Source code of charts
• • • •
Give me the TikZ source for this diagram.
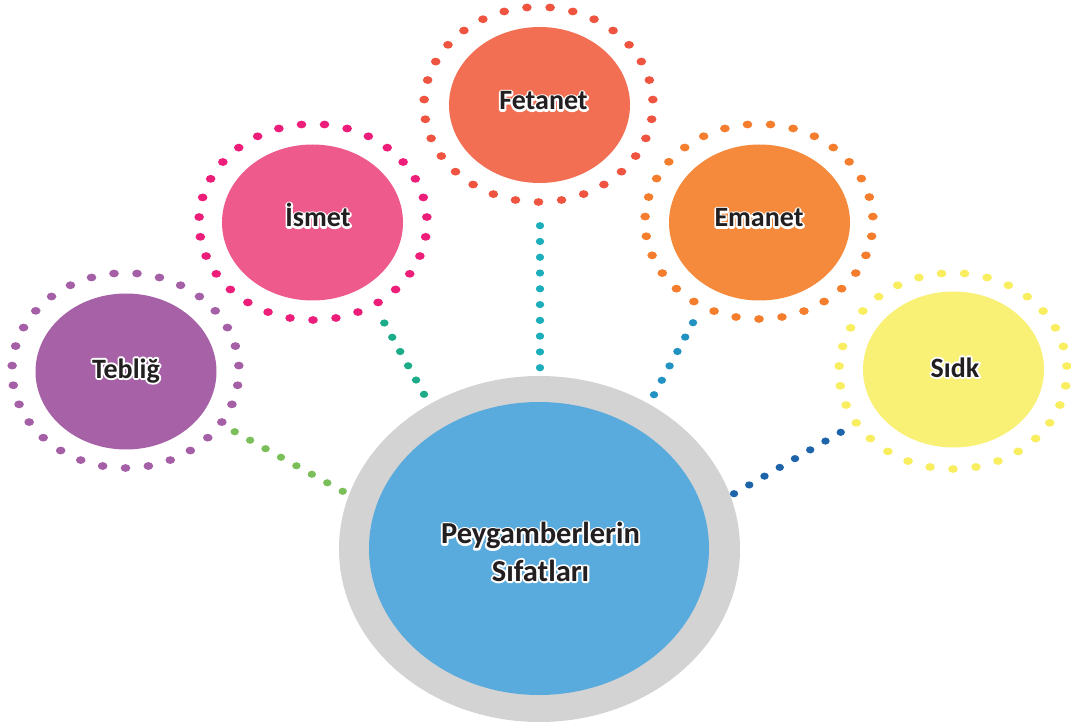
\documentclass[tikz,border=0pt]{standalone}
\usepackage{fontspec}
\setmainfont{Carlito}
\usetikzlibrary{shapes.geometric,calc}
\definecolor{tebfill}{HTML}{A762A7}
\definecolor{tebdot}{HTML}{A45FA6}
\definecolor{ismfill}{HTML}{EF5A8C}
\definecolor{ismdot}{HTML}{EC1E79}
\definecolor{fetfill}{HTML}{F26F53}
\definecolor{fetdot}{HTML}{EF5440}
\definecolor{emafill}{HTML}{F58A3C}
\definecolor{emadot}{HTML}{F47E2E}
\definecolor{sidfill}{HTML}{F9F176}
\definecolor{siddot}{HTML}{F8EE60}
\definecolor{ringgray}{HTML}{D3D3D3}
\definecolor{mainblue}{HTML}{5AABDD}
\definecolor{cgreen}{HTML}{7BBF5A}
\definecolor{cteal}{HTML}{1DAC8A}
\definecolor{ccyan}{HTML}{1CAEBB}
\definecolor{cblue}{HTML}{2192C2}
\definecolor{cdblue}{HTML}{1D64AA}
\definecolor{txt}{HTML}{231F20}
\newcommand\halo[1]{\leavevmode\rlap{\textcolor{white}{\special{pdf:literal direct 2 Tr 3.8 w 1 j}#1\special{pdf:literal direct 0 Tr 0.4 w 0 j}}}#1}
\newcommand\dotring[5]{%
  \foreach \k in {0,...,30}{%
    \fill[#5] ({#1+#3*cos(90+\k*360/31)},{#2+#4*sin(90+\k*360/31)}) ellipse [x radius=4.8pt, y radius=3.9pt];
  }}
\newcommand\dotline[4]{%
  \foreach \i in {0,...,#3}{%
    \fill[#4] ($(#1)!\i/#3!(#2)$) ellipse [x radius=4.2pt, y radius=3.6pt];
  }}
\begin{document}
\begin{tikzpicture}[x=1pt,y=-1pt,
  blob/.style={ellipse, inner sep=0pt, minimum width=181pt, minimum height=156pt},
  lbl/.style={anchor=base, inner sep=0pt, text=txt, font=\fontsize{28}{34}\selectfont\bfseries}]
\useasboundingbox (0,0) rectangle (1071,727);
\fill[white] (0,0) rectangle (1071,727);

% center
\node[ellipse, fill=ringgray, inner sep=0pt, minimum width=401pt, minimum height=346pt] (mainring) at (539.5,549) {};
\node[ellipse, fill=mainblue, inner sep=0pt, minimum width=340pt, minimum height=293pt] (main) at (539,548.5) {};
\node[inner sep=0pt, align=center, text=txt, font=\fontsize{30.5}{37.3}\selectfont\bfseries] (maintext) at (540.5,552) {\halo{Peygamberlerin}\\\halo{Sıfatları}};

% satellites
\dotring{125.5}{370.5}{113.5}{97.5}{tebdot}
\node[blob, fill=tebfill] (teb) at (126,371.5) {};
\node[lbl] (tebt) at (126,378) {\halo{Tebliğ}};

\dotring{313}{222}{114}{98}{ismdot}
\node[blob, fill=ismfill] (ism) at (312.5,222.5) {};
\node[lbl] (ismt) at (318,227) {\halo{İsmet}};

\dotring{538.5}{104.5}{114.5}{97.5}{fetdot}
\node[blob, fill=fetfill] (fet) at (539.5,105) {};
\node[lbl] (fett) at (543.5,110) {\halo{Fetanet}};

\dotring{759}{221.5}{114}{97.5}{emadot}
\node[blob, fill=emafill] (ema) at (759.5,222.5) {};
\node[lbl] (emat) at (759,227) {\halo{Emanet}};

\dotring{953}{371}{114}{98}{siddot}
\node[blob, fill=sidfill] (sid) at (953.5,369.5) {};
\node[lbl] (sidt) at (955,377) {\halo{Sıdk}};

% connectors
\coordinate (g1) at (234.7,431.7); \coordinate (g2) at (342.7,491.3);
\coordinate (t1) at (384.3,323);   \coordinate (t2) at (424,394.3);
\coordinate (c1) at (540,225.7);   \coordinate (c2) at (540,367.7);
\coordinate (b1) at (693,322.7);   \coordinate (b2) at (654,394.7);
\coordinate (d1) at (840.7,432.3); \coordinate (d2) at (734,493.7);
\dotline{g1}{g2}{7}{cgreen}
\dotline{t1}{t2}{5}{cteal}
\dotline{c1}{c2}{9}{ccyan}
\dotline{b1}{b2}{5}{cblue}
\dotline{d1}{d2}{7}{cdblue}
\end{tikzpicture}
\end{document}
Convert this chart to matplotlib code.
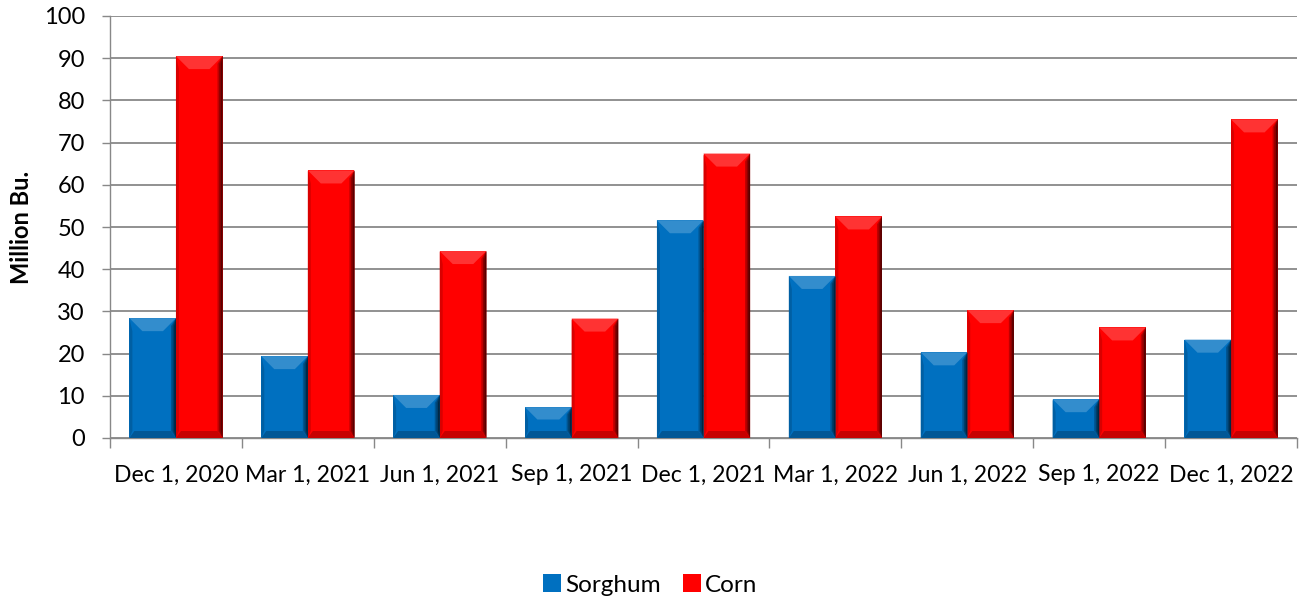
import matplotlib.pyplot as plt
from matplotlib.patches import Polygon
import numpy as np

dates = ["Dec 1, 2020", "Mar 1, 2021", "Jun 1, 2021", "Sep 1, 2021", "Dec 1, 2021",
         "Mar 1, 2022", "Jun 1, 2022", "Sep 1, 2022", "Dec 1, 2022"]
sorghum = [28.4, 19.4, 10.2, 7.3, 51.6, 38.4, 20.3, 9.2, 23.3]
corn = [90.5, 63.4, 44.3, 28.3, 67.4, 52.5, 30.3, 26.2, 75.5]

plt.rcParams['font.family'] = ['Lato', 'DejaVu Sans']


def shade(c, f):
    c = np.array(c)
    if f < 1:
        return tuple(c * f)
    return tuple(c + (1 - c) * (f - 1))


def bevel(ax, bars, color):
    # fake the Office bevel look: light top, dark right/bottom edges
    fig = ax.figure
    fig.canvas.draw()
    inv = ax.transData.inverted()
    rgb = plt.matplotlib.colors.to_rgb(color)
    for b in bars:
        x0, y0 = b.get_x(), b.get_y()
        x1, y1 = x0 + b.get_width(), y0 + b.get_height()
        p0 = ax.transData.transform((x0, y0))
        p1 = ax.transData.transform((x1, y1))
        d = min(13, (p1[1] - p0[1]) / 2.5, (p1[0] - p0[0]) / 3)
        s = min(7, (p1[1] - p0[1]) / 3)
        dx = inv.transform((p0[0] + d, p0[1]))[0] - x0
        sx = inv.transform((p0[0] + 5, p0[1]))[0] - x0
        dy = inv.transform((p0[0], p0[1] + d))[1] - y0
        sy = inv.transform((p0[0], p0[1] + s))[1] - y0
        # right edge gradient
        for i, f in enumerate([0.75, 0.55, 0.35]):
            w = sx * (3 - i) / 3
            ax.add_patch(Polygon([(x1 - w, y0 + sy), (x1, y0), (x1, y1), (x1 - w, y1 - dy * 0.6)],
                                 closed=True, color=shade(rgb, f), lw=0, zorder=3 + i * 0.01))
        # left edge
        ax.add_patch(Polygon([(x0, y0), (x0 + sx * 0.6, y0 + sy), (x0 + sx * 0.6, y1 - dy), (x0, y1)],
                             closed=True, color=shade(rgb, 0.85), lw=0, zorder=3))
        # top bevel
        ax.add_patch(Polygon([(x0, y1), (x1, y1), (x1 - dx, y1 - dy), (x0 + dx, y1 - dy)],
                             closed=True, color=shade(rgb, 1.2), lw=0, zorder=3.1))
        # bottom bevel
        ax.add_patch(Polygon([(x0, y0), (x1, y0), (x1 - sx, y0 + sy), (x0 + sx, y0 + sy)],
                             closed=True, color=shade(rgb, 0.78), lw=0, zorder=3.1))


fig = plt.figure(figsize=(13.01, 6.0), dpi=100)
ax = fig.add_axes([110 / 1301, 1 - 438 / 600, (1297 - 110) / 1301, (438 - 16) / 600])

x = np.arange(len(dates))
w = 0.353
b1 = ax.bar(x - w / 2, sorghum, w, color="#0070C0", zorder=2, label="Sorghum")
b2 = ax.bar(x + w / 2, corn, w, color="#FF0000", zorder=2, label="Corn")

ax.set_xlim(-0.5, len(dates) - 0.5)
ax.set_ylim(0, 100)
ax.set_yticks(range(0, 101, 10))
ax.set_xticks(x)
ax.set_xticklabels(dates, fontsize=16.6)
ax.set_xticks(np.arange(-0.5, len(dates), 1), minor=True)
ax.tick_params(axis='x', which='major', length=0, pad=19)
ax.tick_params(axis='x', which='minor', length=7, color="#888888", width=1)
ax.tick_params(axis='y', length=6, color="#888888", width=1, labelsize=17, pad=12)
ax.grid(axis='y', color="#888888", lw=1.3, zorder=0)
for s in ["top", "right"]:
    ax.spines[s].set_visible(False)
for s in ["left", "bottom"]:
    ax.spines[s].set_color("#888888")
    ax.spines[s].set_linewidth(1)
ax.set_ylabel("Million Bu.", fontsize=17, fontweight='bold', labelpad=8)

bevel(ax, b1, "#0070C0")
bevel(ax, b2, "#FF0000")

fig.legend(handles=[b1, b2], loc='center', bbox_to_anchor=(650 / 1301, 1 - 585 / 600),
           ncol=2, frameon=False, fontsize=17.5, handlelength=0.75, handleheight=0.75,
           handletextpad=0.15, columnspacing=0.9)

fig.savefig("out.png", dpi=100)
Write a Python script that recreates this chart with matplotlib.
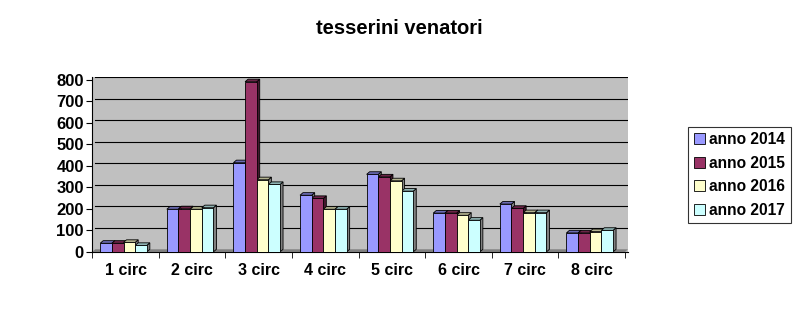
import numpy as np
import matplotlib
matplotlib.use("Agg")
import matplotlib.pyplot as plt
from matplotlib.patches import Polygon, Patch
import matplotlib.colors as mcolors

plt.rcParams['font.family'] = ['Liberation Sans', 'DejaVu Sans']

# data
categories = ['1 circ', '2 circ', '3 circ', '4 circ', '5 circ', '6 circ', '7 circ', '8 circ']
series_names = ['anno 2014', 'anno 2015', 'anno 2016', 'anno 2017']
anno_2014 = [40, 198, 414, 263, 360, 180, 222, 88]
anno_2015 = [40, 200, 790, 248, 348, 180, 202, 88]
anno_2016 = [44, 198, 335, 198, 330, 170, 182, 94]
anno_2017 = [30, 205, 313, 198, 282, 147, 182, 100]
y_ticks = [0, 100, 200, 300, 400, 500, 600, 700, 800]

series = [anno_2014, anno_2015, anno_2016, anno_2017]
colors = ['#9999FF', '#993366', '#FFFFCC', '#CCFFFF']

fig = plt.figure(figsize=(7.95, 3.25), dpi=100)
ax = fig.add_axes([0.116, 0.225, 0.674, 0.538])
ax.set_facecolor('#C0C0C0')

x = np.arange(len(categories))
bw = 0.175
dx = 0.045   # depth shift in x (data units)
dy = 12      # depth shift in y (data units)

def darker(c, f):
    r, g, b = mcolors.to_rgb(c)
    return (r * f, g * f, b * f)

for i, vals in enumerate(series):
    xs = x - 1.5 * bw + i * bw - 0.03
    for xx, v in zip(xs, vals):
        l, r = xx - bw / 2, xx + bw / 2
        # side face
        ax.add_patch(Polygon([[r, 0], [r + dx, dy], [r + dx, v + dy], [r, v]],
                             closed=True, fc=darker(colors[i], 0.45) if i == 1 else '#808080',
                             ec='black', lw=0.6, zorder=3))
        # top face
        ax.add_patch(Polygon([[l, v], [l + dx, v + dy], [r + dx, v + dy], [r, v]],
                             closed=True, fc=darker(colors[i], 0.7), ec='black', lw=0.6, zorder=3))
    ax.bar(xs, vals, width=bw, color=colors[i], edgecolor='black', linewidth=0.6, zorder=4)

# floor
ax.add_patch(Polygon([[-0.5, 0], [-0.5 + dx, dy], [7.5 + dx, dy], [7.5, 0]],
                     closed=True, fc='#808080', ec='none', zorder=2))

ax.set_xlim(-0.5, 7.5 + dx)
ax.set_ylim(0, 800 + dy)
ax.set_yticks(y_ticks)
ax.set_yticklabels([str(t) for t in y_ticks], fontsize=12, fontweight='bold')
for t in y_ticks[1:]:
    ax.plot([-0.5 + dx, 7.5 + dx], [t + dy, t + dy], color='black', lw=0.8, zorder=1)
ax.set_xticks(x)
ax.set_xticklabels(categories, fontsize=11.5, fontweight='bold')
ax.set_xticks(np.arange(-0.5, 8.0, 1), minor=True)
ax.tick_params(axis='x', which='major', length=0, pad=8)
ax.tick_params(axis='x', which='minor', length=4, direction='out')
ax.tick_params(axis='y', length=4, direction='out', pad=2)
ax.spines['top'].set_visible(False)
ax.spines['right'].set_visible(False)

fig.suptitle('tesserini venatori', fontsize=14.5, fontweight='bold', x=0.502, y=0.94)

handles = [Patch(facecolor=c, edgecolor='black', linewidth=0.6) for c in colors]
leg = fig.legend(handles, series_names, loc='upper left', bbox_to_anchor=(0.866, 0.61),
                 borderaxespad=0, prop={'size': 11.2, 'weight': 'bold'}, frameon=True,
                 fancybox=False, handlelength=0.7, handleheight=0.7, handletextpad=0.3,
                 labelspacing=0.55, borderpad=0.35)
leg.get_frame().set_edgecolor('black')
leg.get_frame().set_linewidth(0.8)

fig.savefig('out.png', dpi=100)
• • • •
Brief: Identify the lines of the data that contain the word "this". Copy each of them.

Written solution:
Give me the TikZ source for this diagram.
Convert this chart to matplotlib code.
Write a Python script that recreates this chart with matplotlib.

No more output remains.